All children are special and unique. I would want to make the change gradually so that both children were able to adjust as naturally as possible. I think that the babies would sense a mistake with how they are known to recognizes a mothers smell and and how they react to the sound of their mothers voice from having heard it from inside the womb. A mother’s love is pure and unconditional so I know that after spending time with my child everything would be just fine in no time. I would hope that after an experience such as this you would form a friendship with the other mother that I would last a life time. Everything happens for a reason and I would just embrace it for what it was.
I always loved my Mom’s advice on a variety of different issues. She was always so brutally honest and even shocked the likes of me on occasion. She was and still is a very strong, open minded, independent woman. I quite often took her advice and was glad I had the sense to do so. ‘Quite often’ being the prominent words in that sentence. She just always seemed to know, as most Mom’s do.
I can admit now that on more than one occasion I didn’t take her advice and had to learn the hard way through my own experience and mistakes. I don’t believe there is a single soul out there who has not ignored the advice offered to them on at least one occasion. You have to keep in mind as a parent that life is about experience and we learn by mistakes.

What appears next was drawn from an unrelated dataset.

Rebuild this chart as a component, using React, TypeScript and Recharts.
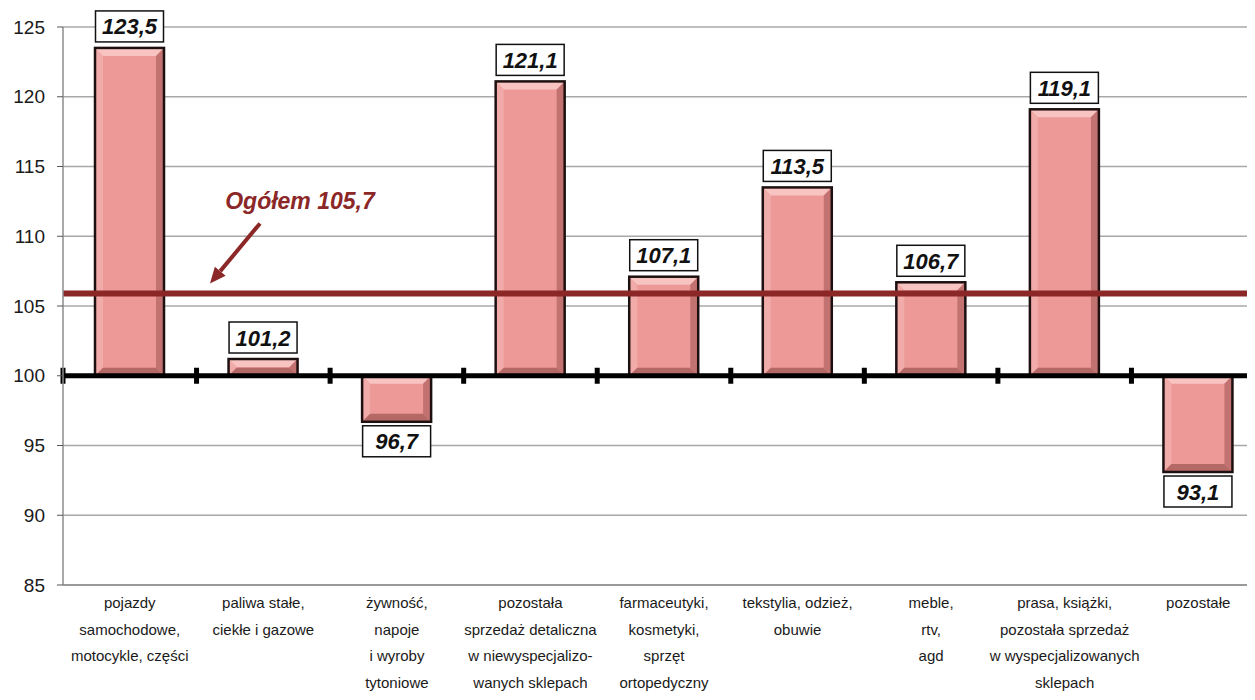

I hear my mothers advice resonating through my voice at times, which is not a bad thing. We forget that our Mom’s have had far more life experience than most of us put together and have had similar experiences we are having. The only difference being is that their generation kept things to themselves unlike ours which likes to talk in such graphic detail. But regardless of the generation gap we all think we have, if you do sit down and have those heart to hearts with your Mom you soon realize that life today is very much like it was for them years ago. You just need to keep communicating and eventually Mom’s let out a secret or two. Or as my Mom would say some ‘history’. Scotch usually speeds up the process.
As I watch my daughter grow up, I ask myself if I could give her just one piece of advice that, cross my fingers, she would take, what would it be? My Nana’s advice to me was ‘treat em rough and tell em nothing’, now there’s a very strong independent woman of her time. I know she is looking up at me with a smile, I say up because after my Nana passed away of natural causes my daughter at the age of 5 asked me if Nana was looking up at us. You gotta love that! They say kids have a sixth sense so we will go with Nana in Hellvin ( this is a place somewhere in between heaven and hell) My Mom’s advice was ’start out the way you mean to end’. Pretty basic really, just be yourself.
I had a great job in the film and television industry but always knew I wanted a family and I wasn’t going to rely on anyone else to raise my kids. My choice to be a stay at home Mom was one I never regretted but now looking back I wish I had kept something that was just for me. As much as I enjoyed every moment, well honestly not every moment, there were days I would have sold both kids real cheap but I wish I had not lost myself in the process of motherhood as many of us do.
So my advice to my growing, strong, quirky, independent daughter is this. To never lose sight of your dreams no matter how big or small they are, nurture your friendships as you do your family because without them we loose our inspiration, and always maintain your financial independence so that you feel strong, independent and capable to walk alone if you so choose.